The lack of a definite goal after the inflation success of the last thirty years has somewhat unnerved the bond market. Normally and historically, the Fed would consider a rate hike as soon as inflation flared, taking it as a sign of an overheating economy and the turn of the business cycle.
Markets: Equities and currencies
Equities have taken the rate increases this year in stride. The three major US averages are close to their all-time records.
Once the government's stimulus spending kicks in and the economy is released, however slowly or not, from the remaining pandemic restrictions, growth is expected to accelerate. If the Fed's 6.5% projection is correct it would be the fastest expansion in a generation.
A second reason for the equity complacency is that even with the recent increases, Treasury rates and their commercial reflections, are still well below historical levels.
From October 2016 to August 2019 the 10-year yield was above 2% and from January 2018 to March 2019 it was above 2.5%.

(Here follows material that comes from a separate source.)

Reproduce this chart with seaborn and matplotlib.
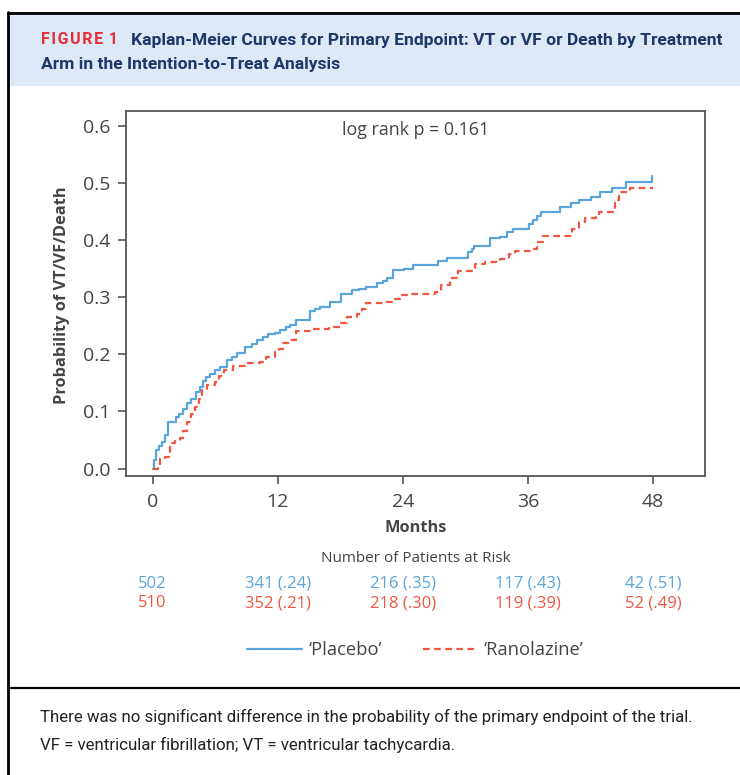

The US economy averaged about 2.5% annual growth in 2017, 2018 and 2019. This year's expected GDP rate is more than twice as fast as those years. The Fed's confidence that the economy can tolerate higher rates seems well placed given the pace of the forecast US expansion
The dollar has benefited from higher US yields though the greenback's gains have been uneven and currency and rate specific.
With Japanese Government Bond (JGB) rates largely stable, the USD/JPY has soared 6% this year, the best US gain in the majors.
European and British sovereign rates have improved but less than Treasuries and the dollar is 3.4% and 2.6% higher in those pairs.
In contrast, against the Canadian dollar, whose bond rates are in step with the US and whose resource economy would be a main beneficiary from a global expansion, the US dollar has lost 2.6% this year.
Conclusion
The Federal Reserve and its chief spokesman Chairman Jerome Powell have been on a policy and rhetorical tightrope this year.
Committed to low rates and accommodative monetary conditions until the US is fully recovered, with $3 trillion in stimulus spending flooding into the economy just as growth and consumption are set to accelerate, the conditions for inflation and even an overheating cycle are closer than they have been since the housing bubble of the last decade.
Rising Treasury and commercial rates are not just a sign of a healing economy. Higher interest rates are a hedge against inflationary and growth excesses.
Mr. Powell cannot acknowledge this obvious benefit for fear of sending rates even higher.